Rarely though has there ever been a dissent of the kind offered by Justice J. O’Neill.
“Let’s be clear here. The Ohio General Assembly has created a zookeeper to feed the elephant in the living room. What the drilling industry has bought and paid for in campaign contributions they shall receive. The oil and gas industry has gotten its way, and local control of drilling-location decisions has been unceremoniously taken away from the citizens of Ohio. Under this ruling, a drilling permit could be granted in the exquisite residential neighborhoods of Upper Arlington, Shaker Heights, or the Village of Indian Hill—local zoning dating back to 1920 be damned.”

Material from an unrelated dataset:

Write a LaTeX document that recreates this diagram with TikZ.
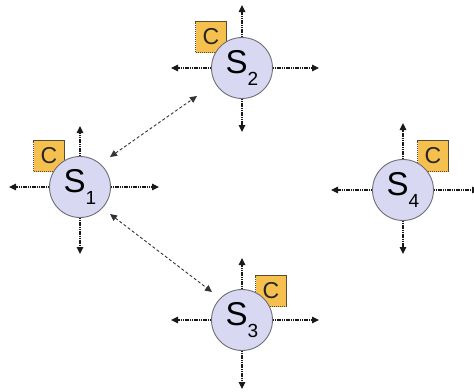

One does not read comments by sitting State Supreme Court Justices like the one offered here by Justice O’Neill. As pointed out by Think Progress, Justice French’s campaign contributions lists a who’s who in the oil and gas Industry while racking up “tens of thousands of dollars.” Among her contributors are Diversified Resources and American Energy, two fracking companies doing business in Ohio, a fracking equipment manufacturer Kimble Company and Murray Energy and First Energy Utility Companies. American Electric Powers and its political action committee gave large sums of money as well. One can only wonder if Justice O’Neill looked at the campaign contributions given to Justice French before writing that dissent.